WORK TO DO:
Nothing outside the range is to be copied. From the entries below, reproduce exactly the lines starting at the one with "Reproduce this chart with matplotlib." and ending at the one with "W, H = 892, 432", without pictures.

INFORMATION GIVEN:
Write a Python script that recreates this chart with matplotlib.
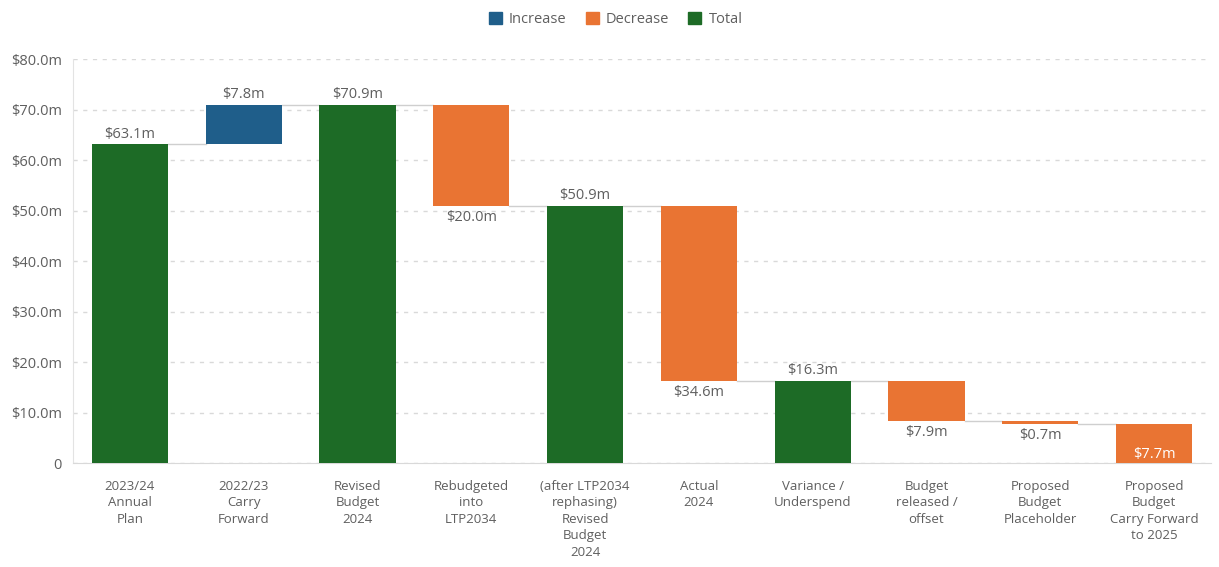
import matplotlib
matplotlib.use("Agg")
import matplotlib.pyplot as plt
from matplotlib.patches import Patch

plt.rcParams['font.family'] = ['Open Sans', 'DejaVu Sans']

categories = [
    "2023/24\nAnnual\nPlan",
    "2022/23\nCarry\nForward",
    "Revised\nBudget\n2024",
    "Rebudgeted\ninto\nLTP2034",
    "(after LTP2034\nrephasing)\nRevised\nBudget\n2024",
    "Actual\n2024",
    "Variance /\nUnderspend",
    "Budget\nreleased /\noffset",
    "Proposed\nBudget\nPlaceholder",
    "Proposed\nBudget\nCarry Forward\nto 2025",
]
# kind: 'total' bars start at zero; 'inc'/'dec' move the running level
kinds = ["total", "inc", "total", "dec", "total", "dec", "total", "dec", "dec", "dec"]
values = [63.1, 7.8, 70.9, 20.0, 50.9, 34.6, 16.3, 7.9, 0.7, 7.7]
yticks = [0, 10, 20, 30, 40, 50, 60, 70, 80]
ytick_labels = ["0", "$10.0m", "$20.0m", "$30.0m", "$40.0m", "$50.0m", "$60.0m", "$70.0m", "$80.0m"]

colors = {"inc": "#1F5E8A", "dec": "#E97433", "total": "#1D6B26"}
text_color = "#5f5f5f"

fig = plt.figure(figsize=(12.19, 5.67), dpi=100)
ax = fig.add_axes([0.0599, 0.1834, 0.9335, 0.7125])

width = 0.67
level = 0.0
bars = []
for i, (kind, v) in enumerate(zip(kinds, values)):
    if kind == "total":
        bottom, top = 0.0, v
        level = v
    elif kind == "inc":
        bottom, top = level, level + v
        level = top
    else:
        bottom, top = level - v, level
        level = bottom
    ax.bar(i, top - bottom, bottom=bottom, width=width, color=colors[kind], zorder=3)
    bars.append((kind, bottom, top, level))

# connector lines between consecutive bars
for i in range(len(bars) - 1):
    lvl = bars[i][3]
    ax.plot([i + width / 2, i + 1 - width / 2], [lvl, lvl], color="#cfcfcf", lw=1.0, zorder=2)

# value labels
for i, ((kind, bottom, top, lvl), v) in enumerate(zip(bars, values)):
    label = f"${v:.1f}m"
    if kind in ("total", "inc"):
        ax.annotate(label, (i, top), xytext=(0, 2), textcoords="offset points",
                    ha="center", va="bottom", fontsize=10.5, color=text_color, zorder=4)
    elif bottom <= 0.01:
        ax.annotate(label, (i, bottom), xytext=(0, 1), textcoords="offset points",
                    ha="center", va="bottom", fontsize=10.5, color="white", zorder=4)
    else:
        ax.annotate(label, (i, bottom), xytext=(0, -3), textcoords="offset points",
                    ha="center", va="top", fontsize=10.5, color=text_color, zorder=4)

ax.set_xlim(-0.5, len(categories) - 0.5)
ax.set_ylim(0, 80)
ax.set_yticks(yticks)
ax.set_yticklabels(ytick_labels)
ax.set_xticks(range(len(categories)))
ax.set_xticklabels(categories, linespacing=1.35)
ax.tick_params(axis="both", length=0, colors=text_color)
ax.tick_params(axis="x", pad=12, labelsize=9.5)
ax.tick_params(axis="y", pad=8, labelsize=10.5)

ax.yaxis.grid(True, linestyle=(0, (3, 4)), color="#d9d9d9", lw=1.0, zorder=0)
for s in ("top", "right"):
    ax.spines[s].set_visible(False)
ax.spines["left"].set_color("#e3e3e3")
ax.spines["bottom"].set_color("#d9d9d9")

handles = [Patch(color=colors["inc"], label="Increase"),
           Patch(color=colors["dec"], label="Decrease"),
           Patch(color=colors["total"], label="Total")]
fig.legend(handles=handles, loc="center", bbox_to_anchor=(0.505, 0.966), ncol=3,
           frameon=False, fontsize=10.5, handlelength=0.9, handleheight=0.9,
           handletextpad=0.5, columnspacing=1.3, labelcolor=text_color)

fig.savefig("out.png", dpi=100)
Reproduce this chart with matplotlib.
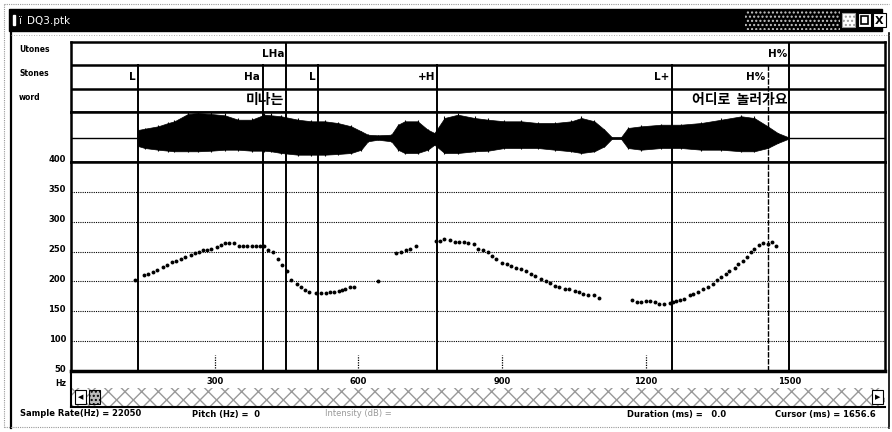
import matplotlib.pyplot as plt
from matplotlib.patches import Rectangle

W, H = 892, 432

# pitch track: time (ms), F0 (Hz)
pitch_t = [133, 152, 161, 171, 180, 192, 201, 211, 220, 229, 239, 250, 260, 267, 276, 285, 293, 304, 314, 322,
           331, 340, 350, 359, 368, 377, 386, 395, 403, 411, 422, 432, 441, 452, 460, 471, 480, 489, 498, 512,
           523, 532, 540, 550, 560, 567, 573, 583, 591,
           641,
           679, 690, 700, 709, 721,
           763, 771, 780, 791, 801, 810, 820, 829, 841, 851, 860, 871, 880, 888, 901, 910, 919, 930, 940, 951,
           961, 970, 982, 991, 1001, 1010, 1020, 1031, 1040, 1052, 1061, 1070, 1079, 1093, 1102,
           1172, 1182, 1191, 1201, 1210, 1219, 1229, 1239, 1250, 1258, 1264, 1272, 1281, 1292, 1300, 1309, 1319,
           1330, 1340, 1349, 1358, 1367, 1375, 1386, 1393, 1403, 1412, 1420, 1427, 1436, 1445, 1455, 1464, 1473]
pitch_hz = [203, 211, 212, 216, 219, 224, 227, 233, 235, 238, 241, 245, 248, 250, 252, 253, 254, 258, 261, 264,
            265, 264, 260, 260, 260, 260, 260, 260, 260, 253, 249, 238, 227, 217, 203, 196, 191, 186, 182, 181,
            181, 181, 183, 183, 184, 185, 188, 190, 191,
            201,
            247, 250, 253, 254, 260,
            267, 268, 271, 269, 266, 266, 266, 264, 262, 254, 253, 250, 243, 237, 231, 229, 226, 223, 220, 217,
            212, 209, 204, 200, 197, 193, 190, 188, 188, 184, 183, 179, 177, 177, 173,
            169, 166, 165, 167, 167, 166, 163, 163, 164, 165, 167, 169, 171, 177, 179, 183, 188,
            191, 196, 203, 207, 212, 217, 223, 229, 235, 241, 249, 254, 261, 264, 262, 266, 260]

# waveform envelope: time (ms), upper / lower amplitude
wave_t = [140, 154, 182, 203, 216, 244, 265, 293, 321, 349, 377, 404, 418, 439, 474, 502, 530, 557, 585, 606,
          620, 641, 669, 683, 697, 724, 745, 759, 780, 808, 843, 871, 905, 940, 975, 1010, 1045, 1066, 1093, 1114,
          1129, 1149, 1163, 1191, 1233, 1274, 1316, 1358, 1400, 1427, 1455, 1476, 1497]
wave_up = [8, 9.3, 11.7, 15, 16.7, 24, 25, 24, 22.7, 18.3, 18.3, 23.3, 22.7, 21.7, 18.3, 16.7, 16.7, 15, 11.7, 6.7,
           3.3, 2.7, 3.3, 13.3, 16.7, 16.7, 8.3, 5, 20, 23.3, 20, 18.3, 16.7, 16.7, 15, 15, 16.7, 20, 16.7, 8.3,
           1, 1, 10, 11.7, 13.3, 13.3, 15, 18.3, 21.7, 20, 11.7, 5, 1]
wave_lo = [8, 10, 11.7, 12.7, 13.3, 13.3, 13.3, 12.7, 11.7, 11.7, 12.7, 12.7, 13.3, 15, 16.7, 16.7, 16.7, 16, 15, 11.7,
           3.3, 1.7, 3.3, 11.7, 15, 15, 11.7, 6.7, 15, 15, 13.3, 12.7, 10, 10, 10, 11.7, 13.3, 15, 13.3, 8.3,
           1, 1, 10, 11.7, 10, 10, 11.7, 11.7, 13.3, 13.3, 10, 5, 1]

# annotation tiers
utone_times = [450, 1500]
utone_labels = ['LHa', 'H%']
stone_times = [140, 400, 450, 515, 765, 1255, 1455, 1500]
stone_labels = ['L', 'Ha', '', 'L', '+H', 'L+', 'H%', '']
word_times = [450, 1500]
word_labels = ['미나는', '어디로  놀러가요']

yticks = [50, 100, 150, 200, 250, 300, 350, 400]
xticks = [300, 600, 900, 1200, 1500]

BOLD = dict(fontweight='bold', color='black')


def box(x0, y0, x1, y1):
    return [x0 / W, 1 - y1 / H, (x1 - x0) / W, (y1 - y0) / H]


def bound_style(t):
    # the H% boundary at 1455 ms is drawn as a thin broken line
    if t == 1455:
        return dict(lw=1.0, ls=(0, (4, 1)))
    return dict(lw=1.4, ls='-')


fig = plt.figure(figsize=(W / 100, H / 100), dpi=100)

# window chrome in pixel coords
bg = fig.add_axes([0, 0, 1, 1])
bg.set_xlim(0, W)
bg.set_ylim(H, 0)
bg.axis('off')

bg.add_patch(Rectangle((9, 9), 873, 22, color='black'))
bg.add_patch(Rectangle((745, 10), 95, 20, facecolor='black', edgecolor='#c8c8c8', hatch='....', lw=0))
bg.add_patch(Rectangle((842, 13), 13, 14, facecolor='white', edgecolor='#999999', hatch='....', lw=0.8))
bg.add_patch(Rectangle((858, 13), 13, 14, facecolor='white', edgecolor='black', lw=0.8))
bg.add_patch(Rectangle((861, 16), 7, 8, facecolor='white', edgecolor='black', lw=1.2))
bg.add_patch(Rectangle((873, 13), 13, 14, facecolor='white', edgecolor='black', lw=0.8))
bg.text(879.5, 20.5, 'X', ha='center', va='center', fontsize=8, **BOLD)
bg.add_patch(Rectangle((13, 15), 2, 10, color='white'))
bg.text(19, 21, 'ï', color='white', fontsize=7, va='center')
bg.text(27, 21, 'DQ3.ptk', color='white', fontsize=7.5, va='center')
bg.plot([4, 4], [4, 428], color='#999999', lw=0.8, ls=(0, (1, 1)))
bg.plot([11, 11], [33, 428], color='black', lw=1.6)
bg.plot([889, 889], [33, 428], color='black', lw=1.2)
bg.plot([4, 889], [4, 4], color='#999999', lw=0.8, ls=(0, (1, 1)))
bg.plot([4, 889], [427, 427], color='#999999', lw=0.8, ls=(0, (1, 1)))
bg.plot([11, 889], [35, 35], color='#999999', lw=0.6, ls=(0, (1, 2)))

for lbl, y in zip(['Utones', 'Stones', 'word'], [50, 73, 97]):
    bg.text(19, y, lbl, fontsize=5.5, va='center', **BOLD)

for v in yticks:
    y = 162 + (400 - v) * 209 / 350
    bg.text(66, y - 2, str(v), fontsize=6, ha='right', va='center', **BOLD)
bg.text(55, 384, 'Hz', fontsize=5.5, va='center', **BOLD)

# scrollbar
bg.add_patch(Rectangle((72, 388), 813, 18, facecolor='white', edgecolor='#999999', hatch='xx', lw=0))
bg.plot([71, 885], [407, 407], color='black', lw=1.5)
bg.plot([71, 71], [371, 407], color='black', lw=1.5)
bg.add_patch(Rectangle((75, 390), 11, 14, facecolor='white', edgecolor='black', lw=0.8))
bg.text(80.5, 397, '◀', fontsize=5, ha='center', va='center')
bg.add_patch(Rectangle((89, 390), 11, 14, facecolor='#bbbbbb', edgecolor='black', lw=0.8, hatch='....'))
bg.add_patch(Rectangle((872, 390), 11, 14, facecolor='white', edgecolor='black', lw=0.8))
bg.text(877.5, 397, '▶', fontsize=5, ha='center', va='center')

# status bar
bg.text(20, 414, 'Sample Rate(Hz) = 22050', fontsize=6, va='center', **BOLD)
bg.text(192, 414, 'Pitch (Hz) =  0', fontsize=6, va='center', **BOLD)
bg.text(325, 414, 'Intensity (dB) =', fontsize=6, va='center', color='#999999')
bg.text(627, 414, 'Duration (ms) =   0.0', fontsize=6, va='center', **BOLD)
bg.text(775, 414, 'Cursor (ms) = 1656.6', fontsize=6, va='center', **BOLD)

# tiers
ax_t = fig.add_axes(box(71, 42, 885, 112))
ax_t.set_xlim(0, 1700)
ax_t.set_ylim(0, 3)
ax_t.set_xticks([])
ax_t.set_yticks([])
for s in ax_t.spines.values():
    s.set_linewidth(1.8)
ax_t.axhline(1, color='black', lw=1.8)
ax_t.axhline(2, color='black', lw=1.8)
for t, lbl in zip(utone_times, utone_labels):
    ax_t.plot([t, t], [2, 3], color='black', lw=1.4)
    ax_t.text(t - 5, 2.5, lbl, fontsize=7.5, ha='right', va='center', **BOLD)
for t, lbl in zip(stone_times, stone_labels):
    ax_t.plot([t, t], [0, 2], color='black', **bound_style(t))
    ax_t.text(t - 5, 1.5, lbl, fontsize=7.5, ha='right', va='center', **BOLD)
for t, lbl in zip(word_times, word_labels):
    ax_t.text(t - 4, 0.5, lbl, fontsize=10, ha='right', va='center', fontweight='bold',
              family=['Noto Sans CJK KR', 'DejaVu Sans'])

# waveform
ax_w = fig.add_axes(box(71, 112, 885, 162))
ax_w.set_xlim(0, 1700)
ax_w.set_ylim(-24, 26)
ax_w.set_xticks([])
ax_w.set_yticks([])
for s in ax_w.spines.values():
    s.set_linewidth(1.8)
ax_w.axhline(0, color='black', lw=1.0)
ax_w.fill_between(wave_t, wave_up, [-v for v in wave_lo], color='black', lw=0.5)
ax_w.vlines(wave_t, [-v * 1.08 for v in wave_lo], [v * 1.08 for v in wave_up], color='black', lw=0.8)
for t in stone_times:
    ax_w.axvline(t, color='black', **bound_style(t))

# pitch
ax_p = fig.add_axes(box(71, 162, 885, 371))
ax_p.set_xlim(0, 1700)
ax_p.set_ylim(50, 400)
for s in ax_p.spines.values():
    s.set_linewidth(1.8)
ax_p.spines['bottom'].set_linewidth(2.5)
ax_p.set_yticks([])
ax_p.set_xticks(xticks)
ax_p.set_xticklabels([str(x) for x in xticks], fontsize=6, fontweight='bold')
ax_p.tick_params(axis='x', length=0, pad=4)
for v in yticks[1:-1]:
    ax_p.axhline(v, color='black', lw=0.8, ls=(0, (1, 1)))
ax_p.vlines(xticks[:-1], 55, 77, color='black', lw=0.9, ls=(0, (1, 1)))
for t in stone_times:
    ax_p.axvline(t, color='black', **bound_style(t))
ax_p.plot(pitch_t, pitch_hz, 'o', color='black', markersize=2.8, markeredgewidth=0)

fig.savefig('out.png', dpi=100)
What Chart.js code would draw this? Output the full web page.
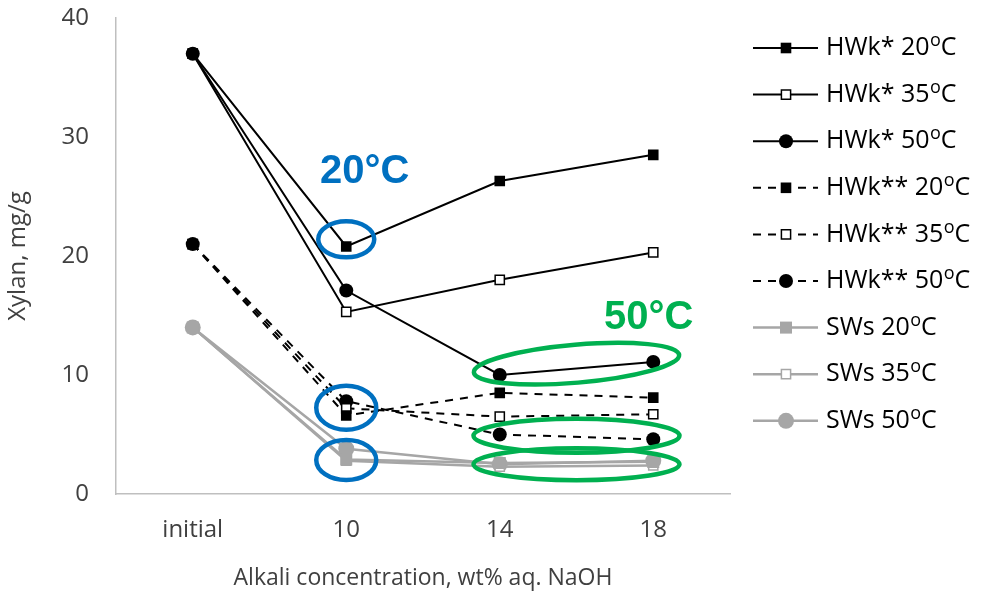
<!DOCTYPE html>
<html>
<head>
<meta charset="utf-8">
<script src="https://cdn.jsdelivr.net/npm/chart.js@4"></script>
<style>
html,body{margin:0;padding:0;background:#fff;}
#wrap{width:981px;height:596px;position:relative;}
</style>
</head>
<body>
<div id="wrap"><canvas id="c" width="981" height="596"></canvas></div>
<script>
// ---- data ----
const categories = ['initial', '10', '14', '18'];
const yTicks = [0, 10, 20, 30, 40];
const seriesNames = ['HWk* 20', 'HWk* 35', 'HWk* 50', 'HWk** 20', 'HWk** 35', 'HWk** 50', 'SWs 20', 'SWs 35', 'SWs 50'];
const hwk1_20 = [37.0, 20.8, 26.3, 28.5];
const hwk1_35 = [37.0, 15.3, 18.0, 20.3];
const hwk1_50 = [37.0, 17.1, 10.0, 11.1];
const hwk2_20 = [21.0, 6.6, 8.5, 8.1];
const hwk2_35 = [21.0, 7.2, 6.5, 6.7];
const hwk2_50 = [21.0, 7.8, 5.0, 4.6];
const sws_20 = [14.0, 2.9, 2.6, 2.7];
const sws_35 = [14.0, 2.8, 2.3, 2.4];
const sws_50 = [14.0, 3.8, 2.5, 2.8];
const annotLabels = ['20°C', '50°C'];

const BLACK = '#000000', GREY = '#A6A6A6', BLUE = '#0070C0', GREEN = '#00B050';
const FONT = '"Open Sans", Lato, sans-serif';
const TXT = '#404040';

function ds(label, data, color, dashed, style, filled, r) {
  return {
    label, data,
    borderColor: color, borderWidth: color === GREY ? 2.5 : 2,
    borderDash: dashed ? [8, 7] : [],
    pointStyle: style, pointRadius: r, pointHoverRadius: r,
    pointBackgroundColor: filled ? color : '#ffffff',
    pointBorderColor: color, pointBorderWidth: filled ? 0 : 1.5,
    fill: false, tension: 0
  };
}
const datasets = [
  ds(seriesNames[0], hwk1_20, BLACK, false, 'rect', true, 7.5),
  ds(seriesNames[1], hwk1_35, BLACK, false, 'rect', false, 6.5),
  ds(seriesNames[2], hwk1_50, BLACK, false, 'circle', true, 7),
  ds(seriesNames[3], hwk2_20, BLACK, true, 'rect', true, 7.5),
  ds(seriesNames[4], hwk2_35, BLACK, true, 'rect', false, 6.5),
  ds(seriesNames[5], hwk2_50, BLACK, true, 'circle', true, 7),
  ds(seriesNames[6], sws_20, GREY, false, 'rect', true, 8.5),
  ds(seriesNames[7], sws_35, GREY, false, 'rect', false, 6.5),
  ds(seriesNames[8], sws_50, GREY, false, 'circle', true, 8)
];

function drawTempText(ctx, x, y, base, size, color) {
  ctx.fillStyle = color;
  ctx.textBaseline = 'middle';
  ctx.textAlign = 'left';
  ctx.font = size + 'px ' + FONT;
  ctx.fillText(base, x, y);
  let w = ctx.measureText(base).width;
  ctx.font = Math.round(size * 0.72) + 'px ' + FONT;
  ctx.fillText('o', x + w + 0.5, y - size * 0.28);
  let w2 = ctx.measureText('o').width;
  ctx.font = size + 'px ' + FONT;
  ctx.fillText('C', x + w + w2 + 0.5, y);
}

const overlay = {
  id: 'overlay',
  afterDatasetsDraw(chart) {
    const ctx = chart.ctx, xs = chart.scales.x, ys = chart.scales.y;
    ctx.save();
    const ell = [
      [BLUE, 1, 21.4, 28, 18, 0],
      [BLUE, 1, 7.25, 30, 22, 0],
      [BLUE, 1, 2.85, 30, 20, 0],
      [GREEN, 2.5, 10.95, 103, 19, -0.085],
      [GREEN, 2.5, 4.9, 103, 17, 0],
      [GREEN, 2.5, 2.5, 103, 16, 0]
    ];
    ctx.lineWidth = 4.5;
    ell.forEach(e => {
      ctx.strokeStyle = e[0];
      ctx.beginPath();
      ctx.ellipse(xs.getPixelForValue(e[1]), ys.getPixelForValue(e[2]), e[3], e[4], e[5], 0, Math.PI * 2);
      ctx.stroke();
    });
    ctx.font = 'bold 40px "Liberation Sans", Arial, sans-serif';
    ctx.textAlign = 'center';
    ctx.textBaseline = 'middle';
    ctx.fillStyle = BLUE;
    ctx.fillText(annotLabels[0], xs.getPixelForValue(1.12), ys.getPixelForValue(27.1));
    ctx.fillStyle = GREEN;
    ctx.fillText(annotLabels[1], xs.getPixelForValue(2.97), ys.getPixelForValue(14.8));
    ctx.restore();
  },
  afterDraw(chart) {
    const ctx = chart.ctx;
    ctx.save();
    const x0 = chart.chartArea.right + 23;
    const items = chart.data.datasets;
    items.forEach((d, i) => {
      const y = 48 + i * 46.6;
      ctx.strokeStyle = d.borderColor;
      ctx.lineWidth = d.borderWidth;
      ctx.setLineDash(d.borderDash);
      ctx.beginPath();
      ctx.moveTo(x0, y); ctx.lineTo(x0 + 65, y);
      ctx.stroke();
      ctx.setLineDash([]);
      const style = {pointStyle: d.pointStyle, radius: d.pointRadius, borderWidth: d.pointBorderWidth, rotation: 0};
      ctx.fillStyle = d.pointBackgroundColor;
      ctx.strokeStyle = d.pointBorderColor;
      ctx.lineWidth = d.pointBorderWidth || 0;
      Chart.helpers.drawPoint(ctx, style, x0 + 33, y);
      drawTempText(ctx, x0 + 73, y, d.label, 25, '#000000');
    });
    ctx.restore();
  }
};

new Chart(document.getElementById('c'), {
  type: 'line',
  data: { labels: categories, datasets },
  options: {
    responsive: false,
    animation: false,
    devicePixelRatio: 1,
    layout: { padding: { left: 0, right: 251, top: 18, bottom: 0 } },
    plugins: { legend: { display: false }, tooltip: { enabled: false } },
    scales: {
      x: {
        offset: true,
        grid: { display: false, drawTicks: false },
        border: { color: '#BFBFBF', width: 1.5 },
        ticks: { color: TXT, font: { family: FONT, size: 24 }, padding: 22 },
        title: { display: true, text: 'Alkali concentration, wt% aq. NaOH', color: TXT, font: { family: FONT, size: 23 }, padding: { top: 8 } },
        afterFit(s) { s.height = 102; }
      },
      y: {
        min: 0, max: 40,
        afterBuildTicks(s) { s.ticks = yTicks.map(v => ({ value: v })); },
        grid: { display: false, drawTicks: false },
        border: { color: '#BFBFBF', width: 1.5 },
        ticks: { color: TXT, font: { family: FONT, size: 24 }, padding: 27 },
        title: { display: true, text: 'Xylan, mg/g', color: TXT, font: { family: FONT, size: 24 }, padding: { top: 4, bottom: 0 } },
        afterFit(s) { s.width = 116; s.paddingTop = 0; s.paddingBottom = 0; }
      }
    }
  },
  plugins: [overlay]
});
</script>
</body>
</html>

ANSWER BELOW:
Reproduce this chart with matplotlib.
import matplotlib.pyplot as plt
from matplotlib.patches import Rectangle

W, H = 892, 432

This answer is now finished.